→ Problem details: Find each line with the string "this" and report it.

▼▼▼

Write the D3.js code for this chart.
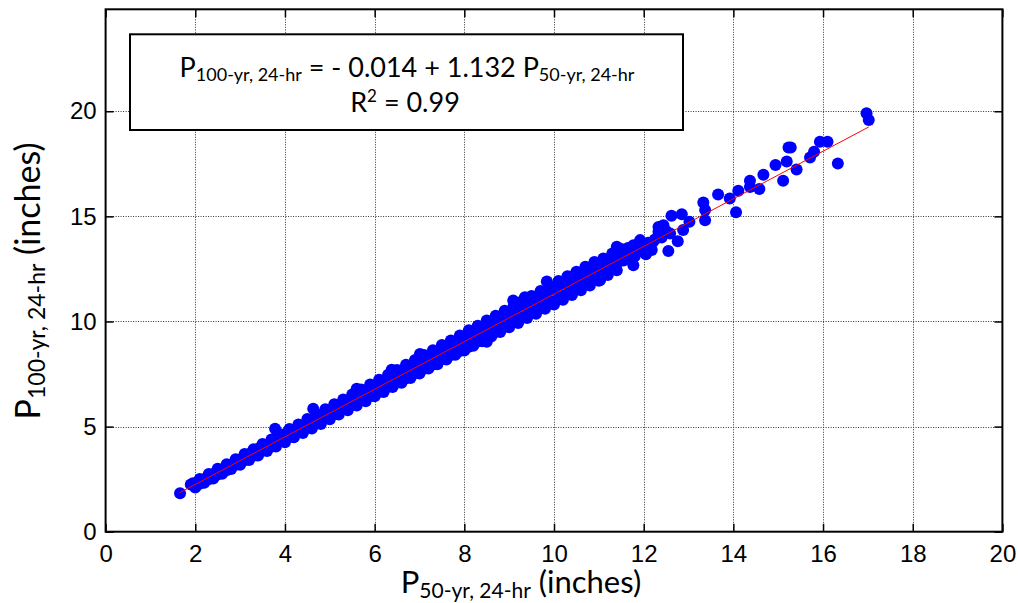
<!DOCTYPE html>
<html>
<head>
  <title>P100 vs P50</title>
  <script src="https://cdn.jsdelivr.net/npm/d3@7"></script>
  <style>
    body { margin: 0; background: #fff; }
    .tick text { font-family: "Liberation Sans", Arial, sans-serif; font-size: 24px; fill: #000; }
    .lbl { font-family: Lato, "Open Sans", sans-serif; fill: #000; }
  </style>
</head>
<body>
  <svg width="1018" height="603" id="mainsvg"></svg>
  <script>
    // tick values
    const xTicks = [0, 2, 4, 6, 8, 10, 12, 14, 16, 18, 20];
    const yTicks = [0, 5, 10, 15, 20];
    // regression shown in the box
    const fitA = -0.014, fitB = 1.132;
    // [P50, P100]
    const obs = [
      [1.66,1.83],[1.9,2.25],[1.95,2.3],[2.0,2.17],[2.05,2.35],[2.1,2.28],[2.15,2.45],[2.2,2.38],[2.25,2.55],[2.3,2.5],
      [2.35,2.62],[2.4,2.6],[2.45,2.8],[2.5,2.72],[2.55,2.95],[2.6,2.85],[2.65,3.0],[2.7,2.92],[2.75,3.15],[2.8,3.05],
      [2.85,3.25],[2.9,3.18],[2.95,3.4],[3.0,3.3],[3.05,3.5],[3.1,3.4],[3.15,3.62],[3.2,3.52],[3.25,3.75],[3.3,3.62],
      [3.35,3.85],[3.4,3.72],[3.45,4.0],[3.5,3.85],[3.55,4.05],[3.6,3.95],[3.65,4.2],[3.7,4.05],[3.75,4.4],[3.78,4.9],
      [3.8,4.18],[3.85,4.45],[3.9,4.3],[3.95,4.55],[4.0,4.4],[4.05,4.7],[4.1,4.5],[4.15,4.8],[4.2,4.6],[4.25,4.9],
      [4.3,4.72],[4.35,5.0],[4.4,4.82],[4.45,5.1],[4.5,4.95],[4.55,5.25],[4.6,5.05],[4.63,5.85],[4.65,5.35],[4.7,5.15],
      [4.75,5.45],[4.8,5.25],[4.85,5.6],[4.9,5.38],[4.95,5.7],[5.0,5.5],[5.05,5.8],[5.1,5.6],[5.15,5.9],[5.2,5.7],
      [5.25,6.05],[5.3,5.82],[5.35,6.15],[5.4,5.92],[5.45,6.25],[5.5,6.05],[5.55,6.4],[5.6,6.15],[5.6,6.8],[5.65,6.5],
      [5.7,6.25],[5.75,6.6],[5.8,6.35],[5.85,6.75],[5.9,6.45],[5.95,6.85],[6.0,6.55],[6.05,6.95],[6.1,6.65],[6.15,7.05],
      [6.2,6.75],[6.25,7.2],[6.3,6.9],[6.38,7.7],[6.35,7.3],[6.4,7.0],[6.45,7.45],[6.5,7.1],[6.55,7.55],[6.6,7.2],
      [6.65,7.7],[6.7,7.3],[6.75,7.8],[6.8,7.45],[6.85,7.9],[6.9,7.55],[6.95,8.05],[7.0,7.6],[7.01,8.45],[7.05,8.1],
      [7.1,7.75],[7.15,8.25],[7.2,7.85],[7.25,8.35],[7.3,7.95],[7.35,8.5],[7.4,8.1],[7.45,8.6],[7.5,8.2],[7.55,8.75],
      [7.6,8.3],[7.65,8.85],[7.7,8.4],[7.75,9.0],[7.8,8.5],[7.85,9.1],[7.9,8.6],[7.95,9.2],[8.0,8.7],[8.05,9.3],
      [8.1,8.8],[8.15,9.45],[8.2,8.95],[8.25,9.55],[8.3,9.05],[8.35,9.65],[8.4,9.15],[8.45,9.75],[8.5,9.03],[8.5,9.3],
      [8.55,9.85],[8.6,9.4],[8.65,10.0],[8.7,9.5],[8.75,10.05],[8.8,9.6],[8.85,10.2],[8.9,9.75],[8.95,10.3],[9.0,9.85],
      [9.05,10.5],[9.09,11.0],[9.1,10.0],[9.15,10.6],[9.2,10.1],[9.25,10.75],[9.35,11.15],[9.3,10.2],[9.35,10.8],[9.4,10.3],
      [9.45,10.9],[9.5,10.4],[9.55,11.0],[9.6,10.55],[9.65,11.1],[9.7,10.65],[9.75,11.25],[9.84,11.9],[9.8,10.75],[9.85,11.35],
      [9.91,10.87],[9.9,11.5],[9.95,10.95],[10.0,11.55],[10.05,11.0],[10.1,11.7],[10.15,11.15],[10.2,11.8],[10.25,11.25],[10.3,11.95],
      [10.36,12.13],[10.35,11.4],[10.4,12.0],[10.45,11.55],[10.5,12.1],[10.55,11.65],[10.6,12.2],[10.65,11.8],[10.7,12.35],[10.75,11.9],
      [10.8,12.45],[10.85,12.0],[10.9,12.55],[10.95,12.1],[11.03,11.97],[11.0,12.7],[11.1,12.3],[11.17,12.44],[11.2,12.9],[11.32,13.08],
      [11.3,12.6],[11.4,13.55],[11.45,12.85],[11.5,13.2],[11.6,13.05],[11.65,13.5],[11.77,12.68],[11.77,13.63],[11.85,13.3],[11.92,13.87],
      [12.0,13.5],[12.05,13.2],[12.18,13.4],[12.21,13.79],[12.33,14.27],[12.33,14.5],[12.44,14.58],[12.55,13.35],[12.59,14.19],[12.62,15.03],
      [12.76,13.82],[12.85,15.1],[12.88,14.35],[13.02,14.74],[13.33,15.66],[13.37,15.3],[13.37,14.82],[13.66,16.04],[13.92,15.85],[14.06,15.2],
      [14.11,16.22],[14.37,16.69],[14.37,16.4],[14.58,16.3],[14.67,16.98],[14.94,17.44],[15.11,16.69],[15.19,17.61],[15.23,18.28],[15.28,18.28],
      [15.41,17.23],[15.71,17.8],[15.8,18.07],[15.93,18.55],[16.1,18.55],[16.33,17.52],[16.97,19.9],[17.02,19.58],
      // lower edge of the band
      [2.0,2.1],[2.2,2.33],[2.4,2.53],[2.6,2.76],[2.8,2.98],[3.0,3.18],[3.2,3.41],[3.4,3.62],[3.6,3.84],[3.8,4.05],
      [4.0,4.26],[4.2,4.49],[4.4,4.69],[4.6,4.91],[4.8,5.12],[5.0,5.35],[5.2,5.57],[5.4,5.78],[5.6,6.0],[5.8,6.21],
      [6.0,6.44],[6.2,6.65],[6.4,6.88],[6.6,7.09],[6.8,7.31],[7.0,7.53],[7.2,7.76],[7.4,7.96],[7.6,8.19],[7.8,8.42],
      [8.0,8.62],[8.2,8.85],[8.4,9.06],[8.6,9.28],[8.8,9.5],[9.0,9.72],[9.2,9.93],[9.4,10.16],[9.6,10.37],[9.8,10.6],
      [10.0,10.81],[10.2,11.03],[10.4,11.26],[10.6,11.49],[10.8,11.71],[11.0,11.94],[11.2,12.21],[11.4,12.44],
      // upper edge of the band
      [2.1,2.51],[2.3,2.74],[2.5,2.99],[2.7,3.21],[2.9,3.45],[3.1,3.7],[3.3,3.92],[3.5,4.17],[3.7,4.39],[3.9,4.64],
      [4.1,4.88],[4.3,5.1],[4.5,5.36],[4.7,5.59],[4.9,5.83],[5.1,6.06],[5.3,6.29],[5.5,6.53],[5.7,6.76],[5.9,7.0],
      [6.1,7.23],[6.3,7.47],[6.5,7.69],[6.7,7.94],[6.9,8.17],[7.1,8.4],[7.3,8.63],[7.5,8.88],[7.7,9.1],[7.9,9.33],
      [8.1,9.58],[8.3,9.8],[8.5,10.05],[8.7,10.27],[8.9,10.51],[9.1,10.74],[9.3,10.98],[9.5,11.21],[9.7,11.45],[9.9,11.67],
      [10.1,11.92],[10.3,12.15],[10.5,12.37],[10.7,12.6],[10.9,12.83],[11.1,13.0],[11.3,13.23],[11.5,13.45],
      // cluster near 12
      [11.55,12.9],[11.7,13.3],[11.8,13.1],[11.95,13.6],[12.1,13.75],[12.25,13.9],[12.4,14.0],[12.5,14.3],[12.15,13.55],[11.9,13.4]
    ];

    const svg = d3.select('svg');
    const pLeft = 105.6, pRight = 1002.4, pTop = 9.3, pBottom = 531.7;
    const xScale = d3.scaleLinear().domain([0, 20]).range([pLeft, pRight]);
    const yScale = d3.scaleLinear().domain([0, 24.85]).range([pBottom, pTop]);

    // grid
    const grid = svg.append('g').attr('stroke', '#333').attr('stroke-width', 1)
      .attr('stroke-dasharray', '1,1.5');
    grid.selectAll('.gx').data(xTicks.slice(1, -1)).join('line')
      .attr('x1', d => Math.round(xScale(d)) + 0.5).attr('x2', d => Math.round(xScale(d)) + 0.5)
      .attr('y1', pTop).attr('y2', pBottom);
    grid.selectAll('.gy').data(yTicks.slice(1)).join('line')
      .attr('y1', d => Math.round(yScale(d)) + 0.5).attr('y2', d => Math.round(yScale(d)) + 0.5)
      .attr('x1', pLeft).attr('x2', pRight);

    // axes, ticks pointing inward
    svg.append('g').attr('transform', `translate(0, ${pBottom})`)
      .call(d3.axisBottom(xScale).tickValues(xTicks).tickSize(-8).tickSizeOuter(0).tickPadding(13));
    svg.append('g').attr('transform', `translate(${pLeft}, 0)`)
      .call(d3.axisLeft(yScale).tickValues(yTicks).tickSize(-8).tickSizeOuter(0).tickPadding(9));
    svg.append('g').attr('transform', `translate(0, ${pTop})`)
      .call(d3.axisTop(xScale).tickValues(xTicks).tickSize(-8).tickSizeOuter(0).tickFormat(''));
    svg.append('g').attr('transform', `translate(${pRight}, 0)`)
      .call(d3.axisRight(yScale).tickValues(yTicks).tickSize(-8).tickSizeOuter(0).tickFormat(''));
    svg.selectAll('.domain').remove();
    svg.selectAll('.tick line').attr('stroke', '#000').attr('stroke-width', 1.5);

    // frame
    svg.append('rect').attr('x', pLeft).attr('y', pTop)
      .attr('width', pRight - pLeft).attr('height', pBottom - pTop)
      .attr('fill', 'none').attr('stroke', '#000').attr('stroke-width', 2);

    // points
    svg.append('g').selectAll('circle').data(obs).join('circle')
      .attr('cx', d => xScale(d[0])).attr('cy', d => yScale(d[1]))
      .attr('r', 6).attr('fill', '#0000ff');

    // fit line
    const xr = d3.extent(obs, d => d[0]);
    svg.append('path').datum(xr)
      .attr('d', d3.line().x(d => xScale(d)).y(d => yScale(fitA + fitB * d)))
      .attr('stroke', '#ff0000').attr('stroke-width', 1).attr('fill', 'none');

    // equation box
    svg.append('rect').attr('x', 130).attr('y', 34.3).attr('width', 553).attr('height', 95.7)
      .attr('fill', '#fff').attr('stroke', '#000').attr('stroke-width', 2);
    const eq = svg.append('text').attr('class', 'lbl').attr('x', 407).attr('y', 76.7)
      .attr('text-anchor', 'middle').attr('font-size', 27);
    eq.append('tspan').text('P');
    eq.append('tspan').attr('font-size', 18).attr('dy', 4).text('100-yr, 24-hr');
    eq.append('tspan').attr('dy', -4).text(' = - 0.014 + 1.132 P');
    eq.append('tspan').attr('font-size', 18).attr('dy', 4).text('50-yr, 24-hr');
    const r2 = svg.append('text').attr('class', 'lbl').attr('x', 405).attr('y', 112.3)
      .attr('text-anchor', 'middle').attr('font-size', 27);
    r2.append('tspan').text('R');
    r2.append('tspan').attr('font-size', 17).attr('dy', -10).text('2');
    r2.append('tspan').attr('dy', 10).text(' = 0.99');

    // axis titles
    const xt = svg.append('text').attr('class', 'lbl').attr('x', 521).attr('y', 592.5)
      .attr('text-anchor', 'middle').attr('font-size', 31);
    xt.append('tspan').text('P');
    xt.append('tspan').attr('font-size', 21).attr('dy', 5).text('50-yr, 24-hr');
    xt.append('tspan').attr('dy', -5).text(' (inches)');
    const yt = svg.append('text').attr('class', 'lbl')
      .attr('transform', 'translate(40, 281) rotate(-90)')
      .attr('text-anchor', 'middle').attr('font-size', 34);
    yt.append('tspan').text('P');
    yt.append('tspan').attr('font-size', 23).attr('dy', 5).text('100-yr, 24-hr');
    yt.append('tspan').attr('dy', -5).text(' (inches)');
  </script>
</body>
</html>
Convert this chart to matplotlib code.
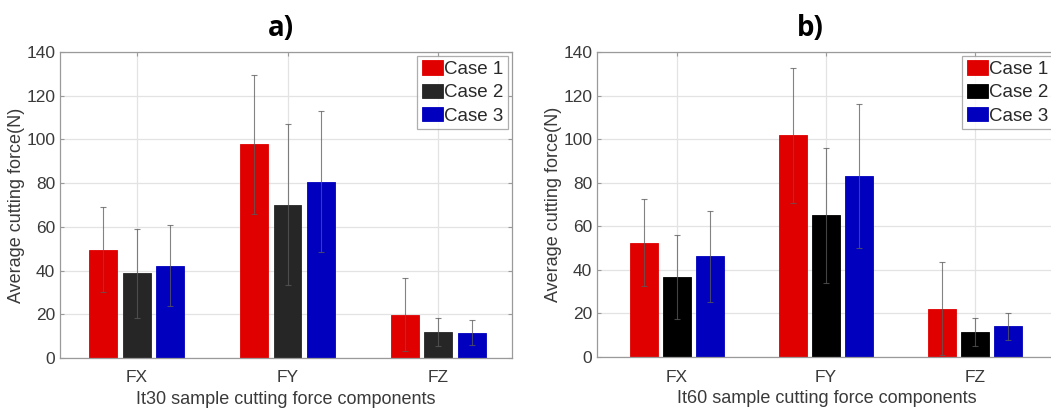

▲▲▲

→ Finished answer:
Write the D3.js code for this chart.
Convert this chart to matplotlib code.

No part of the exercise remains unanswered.